The Error of Tracking Error

Last among the benchmark-related concepts that unintentionally make active managers inactive is tracking error. Tracking error compares the actual performance of an investment manager to the benchmark and comes loaded with a qualitative judgment. Specifically, you must beat the style box benchmark while limiting your universe of possible investments to keep style drift low. But should you succeed in this endeavor, then you cannot do so by too much. Else, you have tracking error.

We Active Managers Did It to Ourselves

The preceding may have convinced you that I blame academics, consultants, private wealth managers, and other investment industry adjuncts for the current sad state of active management. But I do not.
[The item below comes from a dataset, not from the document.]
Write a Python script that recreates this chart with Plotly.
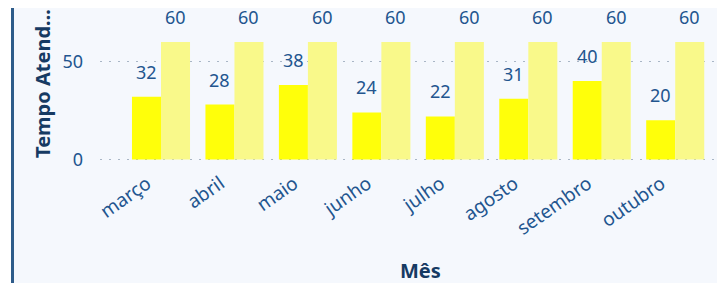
import plotly.graph_objects as go

meses = ["março", "abril", "maio", "junho", "julho", "agosto", "setembro", "outubro"]
tempo_atend = [32, 28, 38, 24, 22, 31, 40, 20]
meta = [60, 60, 60, 60, 60, 60, 60, 60]
y_ticks = [0, 50]

FONT = "Noto Sans"
LABEL_COLOR = "#22558F"
TITLE_COLOR = "#163A63"
BG = "#F5F8FD"
BARGAP = 0.21

# the page body has an 8px margin, so layout is computed in window pixels minus 8
OFF = 8
W, H = 725 - OFF, 283 - OFF
plot_left, plot_right, plot_top, plot_bottom = 100, 725, OFF, 162  # window px
L, R, T, B = plot_left - OFF, 725 - plot_right, plot_top - OFF, 283 - plot_bottom
pw = W - L - R
ph = H - T - B

fig = go.Figure()
fig.add_trace(go.Bar(x=meses, y=tempo_atend, name="Tempo Atendimento",
                     marker=dict(color="#FFFF0A", line=dict(width=0))))
fig.add_trace(go.Bar(x=meses, y=meta, name="Meta",
                     marker=dict(color="#F9F98A", line=dict(width=0))))

half = (1 - BARGAP) / 4
for i, (a, b) in enumerate(zip(tempo_atend, meta)):
    for xv, yv in ((i - half, a), (i + half, b)):
        fig.add_annotation(x=xv, y=yv, xref="x", yref="y", text=str(yv),
                           showarrow=False, yanchor="bottom", yshift=12, borderpad=0,
                           font=dict(family=FONT, size=18, color=LABEL_COLOR))

spacing = 73.46
cat0 = 161
x0 = (plot_left - cat0) / spacing
x1 = (plot_right - cat0) / spacing
ppu = 1.96
zero_px = 159.5
y_top = (zero_px - plot_top) / ppu
y_bot = -(plot_bottom - zero_px) / ppu


def px2paper_x(px):
    return (px - plot_left) / pw


def px2paper_y(py):
    return (plot_bottom - py) / ph


fig.add_shape(type="rect", xref="paper", yref="paper", x0=px2paper_x(-20), x1=px2paper_x(11),
              y0=-2, y1=2, fillcolor="white", line=dict(width=0), layer="below")
fig.add_shape(type="line", xref="paper", yref="paper", x0=px2paper_x(12.5), x1=px2paper_x(12.5),
              y0=-2, y1=2, line=dict(color="#2E5C8A", width=3))

fig.add_annotation(text="<b>Mês</b>", xref="paper", yref="paper",
                   x=px2paper_x(421), y=px2paper_y(270),
                   showarrow=False, xanchor="center", yanchor="middle",
                   font=dict(family=FONT, size=20, color=TITLE_COLOR))
fig.add_annotation(text="<b>Tempo Atend...</b>", xref="paper", yref="paper",
                   x=px2paper_x(42), y=px2paper_y(84), textangle=-90,
                   showarrow=False, xanchor="center", yanchor="middle",
                   font=dict(family=FONT, size=20, color=TITLE_COLOR))

fig.update_layout(
    width=W, height=H,
    margin=dict(l=L, r=R, t=T, b=B, autoexpand=False),
    paper_bgcolor=BG, plot_bgcolor=BG,
    barmode="group", bargap=BARGAP, bargroupgap=0,
    showlegend=False,
    font=dict(family=FONT, size=18, color=LABEL_COLOR),
)
fig.update_xaxes(range=[x0, x1], tickangle=-35, showgrid=False, zeroline=False,
                 showline=False, ticks="", ticklabelshift=-14, ticklabelstandoff=6,
                 tickfont=dict(family=FONT, size=19, color=LABEL_COLOR))
fig.update_yaxes(range=[y_bot, y_top], tickvals=y_ticks, showgrid=True,
                 gridcolor="#A9B6C6", griddash="2px,7px", gridwidth=1,
                 zeroline=False, showline=False, ticks="", ticklabelstandoff=16,
                 tickfont=dict(family=FONT, size=18, color=LABEL_COLOR))

fig.write_html("out.html")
Active managers: We have done it to ourselves! In short, we allowed static concepts, such as benchmarks, style boxes, style drift, and tracking error, to contravene our mandate to be active managers. I actually like each of these concepts (and worked for a pension consultant early in my career) and believe they are useful . . . in moderation. But there are remedies to this madness that can restore moderation. Here are some:

Remedies

  1. Earn AUM through performance, not marketing. A majority of your time should be spent on research, not giving presentations to third parties.
  2. Run your firm leanly. If AUM walks out the door because you begin managing money for end clients and not for the expectations of a third party, then you still have scale enough to endure. Remember: good performance news eventually reaches client ears . . . especially in the era of social media.
  3. Remember that benchmark is a noun, not a verb — namely, “A standard or point of reference against which things may be compared or assessed,” according to Oxford Dictionaries. Where in this definition does it say that you should navigate to the benchmark? Your job is to navigate away from, and better than, the benchmark.
  4. Talk to your clients and develop a relationship with them so they know who you are and what your investment philosophy is. Then they may develop expectations in alignment with yours.
  5. Be aware of the potentially Faustian bargain entered into when you agree to be measured by third parties in exchange for possible AUM favor.